Dell merges server and storage teams

Dell has combined its server and storage teams in response to a slowdown in enterprise sales in North America and China.

Speaking in a Dell Q4 earnings call, COO Jeff Clarke said: “Earlier this month, we combined into one sales organization, and we will realise the next level of synergies and cross-sell opportunities, like selling more storage and data protection to our server customers… go mine that customer base and expand the customer base for storage.”

The company thinks there are plenty of opportunities to tap. “We have roughly 30,000 server customers a quarter and less than half buy our storage”, Clarke said. “The server component of that buyer base is modestly growing and the storage one isn’t. That has been our challenge.”

Dell Technologies revenue growth slowed in the fourth fiscal 2020 quarter, as surging PC sales offset declining server and storage sales. The company attributed the latter to US and Chinese enterprises buying less. But it had its first profitable year since fy2013, partly because it stopped chasing unprofitable server deals in a declining market.

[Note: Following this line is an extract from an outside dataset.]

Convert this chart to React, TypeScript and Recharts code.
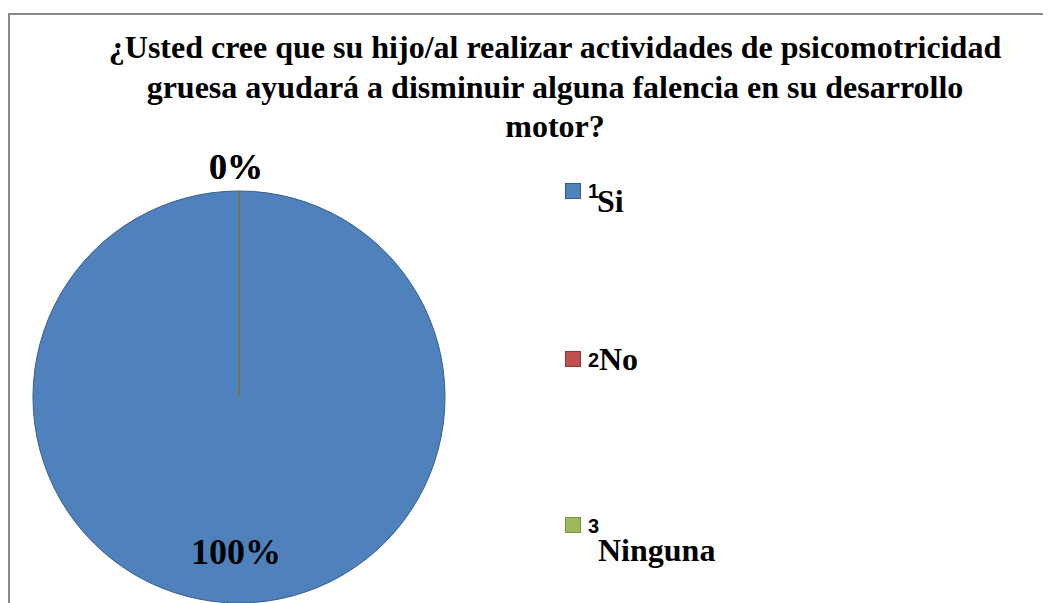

Q4 revenues were $24 billion, up 0.7 percent, and net income come was $416 million compared to a loss of $287 million a year ago. Full fy2020 revenues were $92.2 billion, up a per cent over fy2019, with $5.5 billion net income contrasting with fy2019’s loss of $2.18 billion. Dell shares declined 5.2 percent in trading hours and 3.6 percent in after-hours trading.

CFO Tom Sweet said: “We delivered full year net income of $5.5 billion and adjusted EBITDA of $11.8 billion in fiscal 2020. I’m pleased with our profitability and remain committed to maximizing Dell Technologies’ equity value for all aligned shareholders.”

Full year profits were given a big boost by an income tax provision in Q2 fy2020, resulting in a $4.5 billion net income for that quarter. But every fy2020 quarter has been profitable, unlike fy ’19 and fy ’18 when every quarter was unprofitable.